UPDATED 13:10 EST / MARCH 24 2011

Comodo Compromise Demonstrates Need for DNSSec Migration

Comodo, a company you probably never heard of which holds one of the many master keys to the Internet’s SSL X.509 Public Key Infrastructure (PKI) system, admitted that their root certificate authorities have been compromised by attackers.  Those attackers issued themselves SSL certificates for seven companies including Google, Skype, and Yahoo so they can fully masquerade as one of the seven companies with legitimate looking SSL certificates.  Comodo responded by revoking those certificates, but that won’t offer full protection until every device on the planet replicates the revocations and we have only Comodo’s word that more certificates haven’t been compromised.

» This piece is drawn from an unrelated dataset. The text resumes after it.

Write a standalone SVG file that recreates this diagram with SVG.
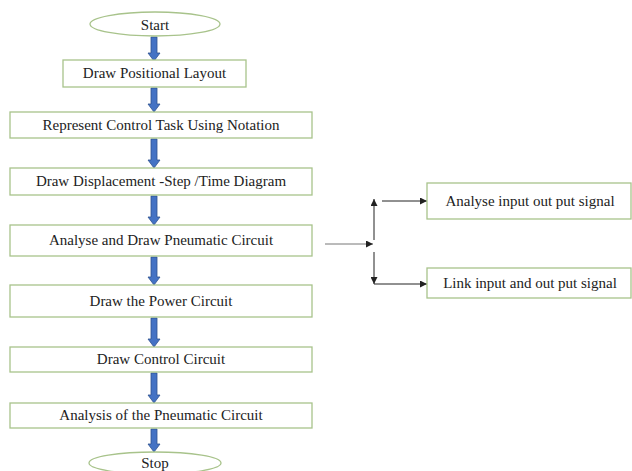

This attack highlights a much more fundamental problem with X.509.  A lot of large companies will say “oh but we use more reputable certificate authorities for SSL”, but it doesn’t matter because the fundamental weakness of X.509 allows any one of the many certificate authorities to compromise the entire SSL PKI system.  Any nation (including rogue states) have access to the master keys.  Anyone willing to spend around $40,000 can simply buy themselves access to a root certificate (essentially a “master key”) that would allow them to create any SSL certificate they desire.  Although the terms of the root certification signing authority contractually forbid buyers from abusing their root certificate, it’s a useless trust based on the honor system.

DNSSEC is a new secure Domain Name System (DNS) that also has the ability to replace the fundamentally weak X.509 PKI system.  DNSSEC security is vastly more secure because of the following design features.

  • Only the DNSSEC roots have master keys.  By comparison, there are dozens of root authorities for X.509 and anyone with $40K or anyone who compromises one of the many root authorities have access to the master key.
  • Each DNSSEC root doesn’t have a full master key.  The .com root can’t sign for the .ca or .cn root.
  • DNSSEC delegates limited signing authority to each domain owner.  Each domain owner can sign their own certificates for their own servers and users, but they can only sign it for their own domain which eliminates the threat of signing abuse present with X.509.
  • Domain owners don’t need to pay hundreds of dollars for each server or user certificate like the current X.509 racket.  Not only does this save money, it removes barriers for the adoption of secure communications.